I couldn’t figure out what would cause such a large fish kill and only on that section of river. There is no industry or towns of any size above that point on the Nam Ou. I thought maybe chemicals from some home grown mining on the tributary we had just passed? I wasn’t about to tell anyone not to eat free fish, maybe the oxygen content had radically changed on just that section of river.
The hills on both sides of the river seemed to have been cut. No big trees up both sides for quite a ways. I assume the logs were floated down the river to Luang Prabang or taken directly by boat. There was a lot of human activity also, as the valley widened there were many villages and even once in a while a road.
Sometime in the mid afternoon we made Muang Khua. Muang Khua is one of those steep river towns built because of a ferry crossing. I got a room at the first place I came to and walked up the hill to look around. Yes there was a bus that left at eight, and quite a few older buildings. Nothing ancient or classic but still an older established river town. Small but nice market. Small winding alleys leading between houses on down towards the river, houses built up against the hill, three stories in front and one in back due to the rise.

Temple carving Muang Kua

I stopped at the restaurant recommended in the guidebook and found an English language menu and hugely inflated prices. I should have known.
I asked the young owners of my own guest house if they could cook me up some Lao food for dinner and they agreed.
Large mild chilli peppers stuffed with mung bean noodles pork and spices, ( a whole plate of them)
Small green pea pods on the side with bean sprouts
Gaeng made of cabbage with tofu and bits of pork.
Steamed rice on the side
Green tea in a pot.
Three dollars

I had to excuse myself I just couldn’t finish all of green peas, I was happy enough to have even completed the stuffed chillies.

Hua Wai Muang Khua

I hadn’t had a real cup of coffee since leaving the bus station in Oudomxai so many days ago and so I got up early, found myself locked in, and ended up climbing out the balcony. At the market I met an interesting man. I should begin by saying it was probably six thirty in the morning. I get up at that time often or even earlier, seen enough monks on their morning rounds to satisfy a few tour bus loads of Luang Prabang tourists. I like markets in the mornings. Good breakfast foods to be had and lots of busy people.
There was a counter and a lady that sold soft drinks and coffee. I ordered two at once to save time. A well dressed Lao man sat down next to me and started to make conversation in English. I continued it in Lao from the get go. My horrible Lao is usually a lot better than Lao peoples more horrible English, if it isn’t things usually sort themselves out quickly.
He had stayed at the large rich seeming hotel at the top of the hill the night before and was traveling to Dien Bien Phu. These were his associates and when he introduced me to his friends one of whom said “How are you this morning?” I asked the Lao man if he was a tour guide, usually I can spot them earlier than this, not really he said but in the tourism business. I asked him if he spoke English, big smile and a “yesss” can we use English then? “certainly if you’d like”. His English was some of the best I’ve ever heard from a native Lao speaker. I felt like ten kinds of a fool.
His company is one of the old big ones that have been operating in Lao since even before they opened it up for independent tourists. Mostly they do the actual work for smaller companies that book the tours with the customers. All those large tour busses etc. They were about to open a new route through from Thailand for Thai nationals to Dien Bien Phu and he had to take the trip himself to check the condition of the road and hotels and so forth. I guess Dien Bien Phu is only a couple more hours of good road from Muang Khua. That puts it at five hours from Oudomxai, and would make it an extremely popular route once they open the border.
Because this man seemed so knowledgeable about tourism in Laos and his English reflected an understanding of western culture I asked him about the interactions between hill tribes peoples and western tourists. I even explained the things I’d found troubling, mainly that we hadn’t been properly warned about giving things away in the villages we visited and had even been given candy to distribute. Also the feeling my fellow trekkers felt that sometimes they were being disrespected often by being stared at by young men. I had felt that sometimes the children were laughing at, not with, them.

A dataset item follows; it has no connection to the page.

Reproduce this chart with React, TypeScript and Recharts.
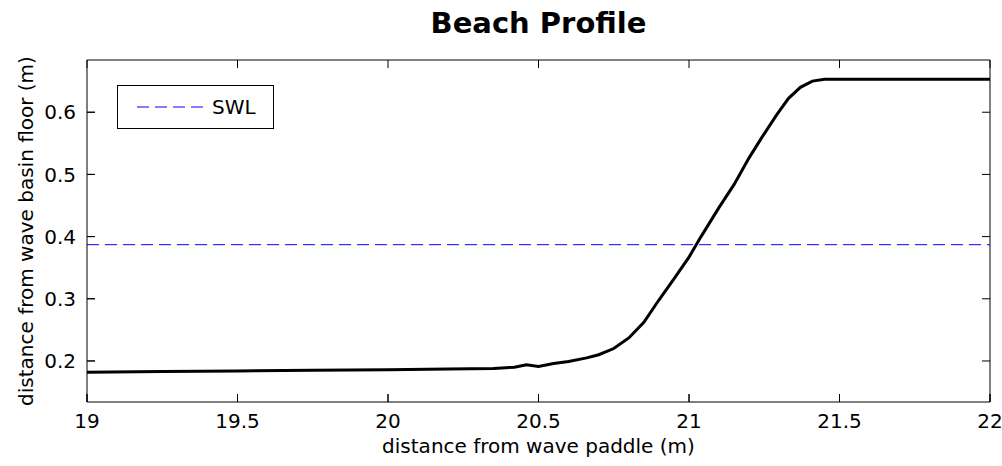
import React from "react";
import { LineChart, Line, XAxis, YAxis, ReferenceLine } from "recharts";

// beach profile
const distX = [
  19.0, 19.25, 19.5, 19.75, 20.0, 20.2, 20.35, 20.42, 20.46, 20.5, 20.55, 20.6,
  20.66, 20.7, 20.75, 20.8, 20.85, 20.9, 20.95, 21.0, 21.04, 21.1, 21.15, 21.2,
  21.24, 21.29, 21.33, 21.37, 21.41, 21.45, 22.0,
];
const floorY = [
  0.182, 0.183, 0.184, 0.185, 0.186, 0.187, 0.188, 0.19, 0.194, 0.191, 0.196,
  0.199, 0.205, 0.21, 0.22, 0.237, 0.262, 0.298, 0.332, 0.367, 0.4, 0.447,
  0.484, 0.527, 0.558, 0.595, 0.622, 0.64, 0.65, 0.653, 0.653,
];
const swlLevel = 0.387;

const xTicks = [19, 19.5, 20, 20.5, 21, 21.5, 22];
const yTicks = [0.2, 0.3, 0.4, 0.5, 0.6];
const xDomain: [number, number] = [19, 22];
const yDomain: [number, number] = [0.134, 0.684];

const data = distX.map((x, i) => ({ x, y: floorY[i] }));

const FONT = "'DejaVu Sans', sans-serif";
const W = 1002;
const H = 466;
const margin = { top: 60, right: 12, bottom: 14, left: 27 };
const X_AXIS_H = 50;
const Y_AXIS_W = 60;
const PLOT_W = W - margin.left - margin.right - Y_AXIS_W;
const PLOT_H = H - margin.top - margin.bottom - X_AXIS_H;
const TICK_PX = 8;
// inward tick length in data units
const tickDx = ((xDomain[1] - xDomain[0]) * TICK_PX) / PLOT_W;
const tickDy = ((yDomain[1] - yDomain[0]) * TICK_PX) / PLOT_H;

function BottomTick(props: any) {
  const { x, y, payload } = props;
  return (
    <text x={x} y={y} dy="0.75em" textAnchor="middle" fontSize={20} fontFamily={FONT} fill="#000">
      {payload.value}
    </text>
  );
}

function LeftTick(props: any) {
  const { x, y, payload } = props;
  return (
    <text x={x} y={y} dy="0.36em" textAnchor="end" fontSize={20} fontFamily={FONT} fill="#000">
      {payload.value}
    </text>
  );
}

function SwlLegend() {
  return (
    <div
      style={{
        position: "absolute",
        left: 117,
        top: 85,
        width: 157,
        height: 44,
        boxSizing: "border-box",
        border: "1px solid #000",
        background: "#fff",
        display: "flex",
        alignItems: "center",
        fontFamily: FONT,
        fontSize: 20,
      }}
    >
      <svg width={95} height={42} style={{ display: "block" }}>
        <line x1={19} x2={86} y1={21} y2={21} stroke="#0000ff" strokeDasharray="12 6" />
      </svg>
      <span style={{ marginLeft: -1 }}>SWL</span>
    </div>
  );
}

const frame = { xAxisId: "b", yAxisId: "l", stroke: "#000", strokeWidth: 1, ifOverflow: "visible" as const };

export default function App() {
  return (
    <div
      style={{
        position: "absolute",
        left: 0,
        top: 0,
        width: W,
        height: H,
        overflow: "hidden",
        background: "#fff",
        fontFamily: FONT,
      }}
    >
      <LineChart width={W} height={H} data={data} margin={margin}>
        <XAxis
          xAxisId="b"
          dataKey="x"
          type="number"
          domain={xDomain}
          ticks={xTicks}
          height={X_AXIS_H}
          tickSize={-TICK_PX}
          tickMargin={19}
          tick={<BottomTick />}
          stroke="#000"
          label={{
            value: "distance from wave paddle (m)",
            position: "insideBottom",
            offset: -1,
            fill: "#000",
            fontSize: 20,
            fontFamily: FONT,
          }}
        />
        <YAxis
          yAxisId="l"
          type="number"
          domain={yDomain}
          ticks={yTicks}
          allowDataOverflow
          width={Y_AXIS_W}
          tickSize={-TICK_PX}
          tickMargin={19}
          tick={<LeftTick />}
          stroke="#000"
          label={{
            value: "distance from wave basin floor (m)",
            angle: -90,
            position: "insideLeft",
            offset: -1,
            fill: "#000",
            fontSize: 20,
            fontFamily: FONT,
            style: { textAnchor: "middle" },
          }}
        />
        {/* box: top and right edges */}
        <ReferenceLine {...frame} y={yDomain[1]} />
        <ReferenceLine {...frame} x={xDomain[1]} />
        {/* inward tick marks on all four sides */}
        {xTicks.map((t) => (
          <ReferenceLine
            key={`xb${t}`}
            {...frame}
            segment={[{ x: t, y: yDomain[0] }, { x: t, y: yDomain[0] + tickDy }]}
          />
        ))}
        {xTicks.map((t) => (
          <ReferenceLine
            key={`xt${t}`}
            {...frame}
            segment={[{ x: t, y: yDomain[1] }, { x: t, y: yDomain[1] - tickDy }]}
          />
        ))}
        {yTicks.map((t) => (
          <ReferenceLine
            key={`yl${t}`}
            {...frame}
            segment={[{ x: xDomain[0], y: t }, { x: xDomain[0] + tickDx, y: t }]}
          />
        ))}
        {yTicks.map((t) => (
          <ReferenceLine
            key={`yr${t}`}
            {...frame}
            segment={[{ x: xDomain[1], y: t }, { x: xDomain[1] - tickDx, y: t }]}
          />
        ))}
        <ReferenceLine
          xAxisId="b"
          yAxisId="l"
          y={swlLevel}
          stroke="#0000ff"
          strokeWidth={1}
          strokeDasharray="12 6"
        />
        <Line
          xAxisId="b"
          yAxisId="l"
          type="linear"
          dataKey="y"
          stroke="#000"
          strokeWidth={3}
          dot={false}
          isAnimationActive={false}
        />
      </LineChart>
      <div
        style={{
          position: "absolute",
          left: 0,
          top: 6,
          width: W,
          paddingLeft: 75,
          boxSizing: "border-box",
          textAlign: "center",
          fontSize: 29,
          fontWeight: "bold",
          lineHeight: "normal",
        }}
      >
        Beach Profile
      </div>
      <SwlLegend />
    </div>
  );
}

Stalking the elusive hill tribe photo at the Muang Long Market

The tour operator said that actually tourism hill tribe interaction was a big problem and mentioned villages outside of Muang Sing that not even he is safe to visit. The long history of tourists always giving things to hill tribes people has created the feeling that every tourist who stops in their village owes them as does the tour operator. When the villagers don’t get money they get angry.
And then he went on to recommend the work being done to develop in a less harmful way in the Luang Namtha area, initiated by some individuals and used by most of the operators there. He was effusive in his praise. Coming from someone who had such a long history with development here, and who works in an entirely different sector of the tourism market, I was impressed.
Normally I’m a very cynical person when I start hearing words like “sustainable development” or “eco tourism”. Usually I assume it’s another way to appeal to yuppies who consume the earths natural resources at the fastest rate in the history of the world and to make them feel good about it. It’s like calling something 100% natural. I think my next goal is to head to Luang Namtha and check it out for myself.

The remainder of my trip I took on auto pilot. The eight o’clock bus that left at 8;30 and had a battery shake loose caused us to roll into Oudomxai as the Luang Prabang bus was rolling out the front entrance. The sharp eyed driver knew exactly why some old fat falang was hurrying towards him with a determined look and they waited for me to get on. Back in the land of Falangs each guarding their spare seat with a day pack and staring out the window while listening to their ipod. The road to Luang Prabang seemed very smooth and new. The next morning on the 6:30 bus the guys driving recognised me and remembered that I get off at Nang Tang.